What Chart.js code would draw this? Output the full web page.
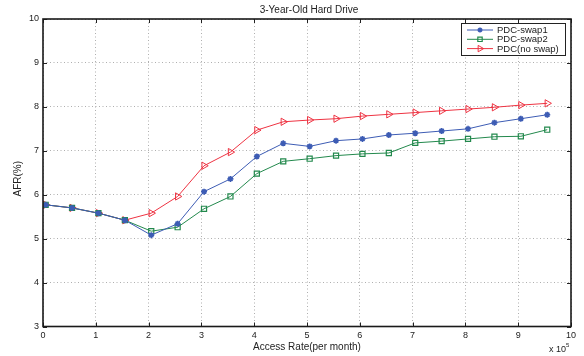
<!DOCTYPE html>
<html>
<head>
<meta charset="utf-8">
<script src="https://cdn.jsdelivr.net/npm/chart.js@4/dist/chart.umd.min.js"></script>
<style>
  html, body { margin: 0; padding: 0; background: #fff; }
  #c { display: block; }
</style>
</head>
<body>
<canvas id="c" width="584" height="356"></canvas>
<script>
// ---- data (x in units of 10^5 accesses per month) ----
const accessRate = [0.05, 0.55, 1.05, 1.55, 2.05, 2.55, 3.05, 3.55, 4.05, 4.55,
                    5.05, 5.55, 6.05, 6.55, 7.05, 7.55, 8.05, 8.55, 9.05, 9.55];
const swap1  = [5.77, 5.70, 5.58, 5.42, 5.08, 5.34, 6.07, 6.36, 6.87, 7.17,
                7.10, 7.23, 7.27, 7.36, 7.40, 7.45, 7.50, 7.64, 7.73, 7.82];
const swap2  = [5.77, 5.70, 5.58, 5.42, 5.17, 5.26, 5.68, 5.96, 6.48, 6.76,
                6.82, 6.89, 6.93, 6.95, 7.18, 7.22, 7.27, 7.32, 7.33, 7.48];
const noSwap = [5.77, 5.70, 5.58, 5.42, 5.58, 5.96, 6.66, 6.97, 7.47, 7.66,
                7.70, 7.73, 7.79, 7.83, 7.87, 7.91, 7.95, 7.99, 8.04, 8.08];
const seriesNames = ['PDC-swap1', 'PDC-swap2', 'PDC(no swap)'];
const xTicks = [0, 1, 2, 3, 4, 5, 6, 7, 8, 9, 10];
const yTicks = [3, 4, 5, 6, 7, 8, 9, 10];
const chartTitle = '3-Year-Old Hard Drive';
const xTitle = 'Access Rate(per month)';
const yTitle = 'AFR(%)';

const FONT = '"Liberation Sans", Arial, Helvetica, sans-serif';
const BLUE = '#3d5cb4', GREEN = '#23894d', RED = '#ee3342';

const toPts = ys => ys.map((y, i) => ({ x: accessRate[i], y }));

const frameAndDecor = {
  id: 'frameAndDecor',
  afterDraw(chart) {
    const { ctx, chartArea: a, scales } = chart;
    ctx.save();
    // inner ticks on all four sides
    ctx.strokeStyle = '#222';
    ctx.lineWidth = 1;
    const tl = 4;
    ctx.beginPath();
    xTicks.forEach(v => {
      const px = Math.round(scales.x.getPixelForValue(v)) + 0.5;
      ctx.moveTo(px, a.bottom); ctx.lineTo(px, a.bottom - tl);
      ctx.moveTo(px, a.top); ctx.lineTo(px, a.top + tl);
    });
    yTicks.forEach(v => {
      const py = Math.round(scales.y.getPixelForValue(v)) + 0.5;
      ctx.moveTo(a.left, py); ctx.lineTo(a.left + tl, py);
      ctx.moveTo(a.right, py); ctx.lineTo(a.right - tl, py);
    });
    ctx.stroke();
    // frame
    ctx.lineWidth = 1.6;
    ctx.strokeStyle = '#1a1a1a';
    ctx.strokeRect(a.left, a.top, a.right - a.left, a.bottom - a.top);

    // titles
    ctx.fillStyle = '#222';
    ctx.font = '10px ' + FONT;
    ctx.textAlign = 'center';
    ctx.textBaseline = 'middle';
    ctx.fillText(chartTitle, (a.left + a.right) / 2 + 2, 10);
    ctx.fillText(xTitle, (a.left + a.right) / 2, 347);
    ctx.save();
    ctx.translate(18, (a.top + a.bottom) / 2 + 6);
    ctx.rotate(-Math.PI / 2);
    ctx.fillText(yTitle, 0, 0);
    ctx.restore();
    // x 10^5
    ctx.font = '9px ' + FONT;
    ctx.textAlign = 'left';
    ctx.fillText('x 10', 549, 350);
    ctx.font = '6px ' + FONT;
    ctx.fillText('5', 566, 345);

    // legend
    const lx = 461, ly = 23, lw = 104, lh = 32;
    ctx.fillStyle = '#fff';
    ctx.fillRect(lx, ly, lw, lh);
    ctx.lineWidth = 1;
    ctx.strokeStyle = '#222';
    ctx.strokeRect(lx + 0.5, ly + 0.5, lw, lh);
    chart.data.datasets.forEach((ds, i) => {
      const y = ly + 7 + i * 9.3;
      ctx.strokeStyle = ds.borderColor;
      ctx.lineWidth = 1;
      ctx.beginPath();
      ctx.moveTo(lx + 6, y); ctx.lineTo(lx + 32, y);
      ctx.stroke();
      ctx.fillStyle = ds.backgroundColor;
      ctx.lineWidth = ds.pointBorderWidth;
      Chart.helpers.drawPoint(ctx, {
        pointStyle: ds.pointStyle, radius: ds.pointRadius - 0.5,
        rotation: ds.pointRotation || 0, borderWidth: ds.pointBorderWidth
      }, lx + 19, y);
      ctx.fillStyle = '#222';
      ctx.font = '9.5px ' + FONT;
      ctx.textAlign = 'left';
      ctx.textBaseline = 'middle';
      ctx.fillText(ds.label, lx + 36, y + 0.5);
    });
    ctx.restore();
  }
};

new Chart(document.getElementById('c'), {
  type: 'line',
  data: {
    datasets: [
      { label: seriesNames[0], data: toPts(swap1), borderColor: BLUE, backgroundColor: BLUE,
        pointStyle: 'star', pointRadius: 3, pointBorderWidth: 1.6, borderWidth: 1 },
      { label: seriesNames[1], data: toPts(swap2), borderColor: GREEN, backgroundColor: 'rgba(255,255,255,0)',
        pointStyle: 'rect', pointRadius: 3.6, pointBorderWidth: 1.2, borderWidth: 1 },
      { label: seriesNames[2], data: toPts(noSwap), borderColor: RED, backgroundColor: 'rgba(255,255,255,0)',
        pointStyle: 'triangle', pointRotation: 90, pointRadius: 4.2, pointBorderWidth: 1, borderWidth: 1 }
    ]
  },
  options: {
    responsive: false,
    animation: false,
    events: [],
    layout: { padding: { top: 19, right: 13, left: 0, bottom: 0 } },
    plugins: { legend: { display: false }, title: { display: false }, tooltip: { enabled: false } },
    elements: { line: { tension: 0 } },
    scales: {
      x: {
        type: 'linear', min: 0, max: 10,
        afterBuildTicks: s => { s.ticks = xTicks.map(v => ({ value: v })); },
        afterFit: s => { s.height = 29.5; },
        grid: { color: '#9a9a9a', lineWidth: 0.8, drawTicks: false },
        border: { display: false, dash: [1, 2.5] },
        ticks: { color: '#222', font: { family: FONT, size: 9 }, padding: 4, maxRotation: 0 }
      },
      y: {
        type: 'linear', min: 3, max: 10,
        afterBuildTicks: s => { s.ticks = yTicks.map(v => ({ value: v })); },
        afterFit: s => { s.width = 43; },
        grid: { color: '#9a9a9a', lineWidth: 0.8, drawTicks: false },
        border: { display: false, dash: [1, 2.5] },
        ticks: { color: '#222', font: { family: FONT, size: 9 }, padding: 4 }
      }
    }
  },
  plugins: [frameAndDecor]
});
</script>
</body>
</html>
* * * * *
REQUIRED TASK
Starting with the first line of the data above and ending with the line containing "const toPts = ys", please restate every line exactly, leaving images out.

EXERCISE ANSWER
What Chart.js code would draw this? Output the full web page.
<!DOCTYPE html>
<html>
<head>
<meta charset="utf-8">
<script src="https://cdn.jsdelivr.net/npm/chart.js@4/dist/chart.umd.min.js"></script>
<style>
  html, body { margin: 0; padding: 0; background: #fff; }
  #c { display: block; }
</style>
</head>
<body>
<canvas id="c" width="584" height="356"></canvas>
<script>
// ---- data (x in units of 10^5 accesses per month) ----
const accessRate = [0.05, 0.55, 1.05, 1.55, 2.05, 2.55, 3.05, 3.55, 4.05, 4.55,
                    5.05, 5.55, 6.05, 6.55, 7.05, 7.55, 8.05, 8.55, 9.05, 9.55];
const swap1  = [5.77, 5.70, 5.58, 5.42, 5.08, 5.34, 6.07, 6.36, 6.87, 7.17,
                7.10, 7.23, 7.27, 7.36, 7.40, 7.45, 7.50, 7.64, 7.73, 7.82];
const swap2  = [5.77, 5.70, 5.58, 5.42, 5.17, 5.26, 5.68, 5.96, 6.48, 6.76,
                6.82, 6.89, 6.93, 6.95, 7.18, 7.22, 7.27, 7.32, 7.33, 7.48];
const noSwap = [5.77, 5.70, 5.58, 5.42, 5.58, 5.96, 6.66, 6.97, 7.47, 7.66,
                7.70, 7.73, 7.79, 7.83, 7.87, 7.91, 7.95, 7.99, 8.04, 8.08];
const seriesNames = ['PDC-swap1', 'PDC-swap2', 'PDC(no swap)'];
const xTicks = [0, 1, 2, 3, 4, 5, 6, 7, 8, 9, 10];
const yTicks = [3, 4, 5, 6, 7, 8, 9, 10];
const chartTitle = '3-Year-Old Hard Drive';
const xTitle = 'Access Rate(per month)';
const yTitle = 'AFR(%)';

const FONT = '"Liberation Sans", Arial, Helvetica, sans-serif';
const BLUE = '#3d5cb4', GREEN = '#23894d', RED = '#ee3342';

const toPts = ys => ys.map((y, i) => ({ x: accessRate[i], y }));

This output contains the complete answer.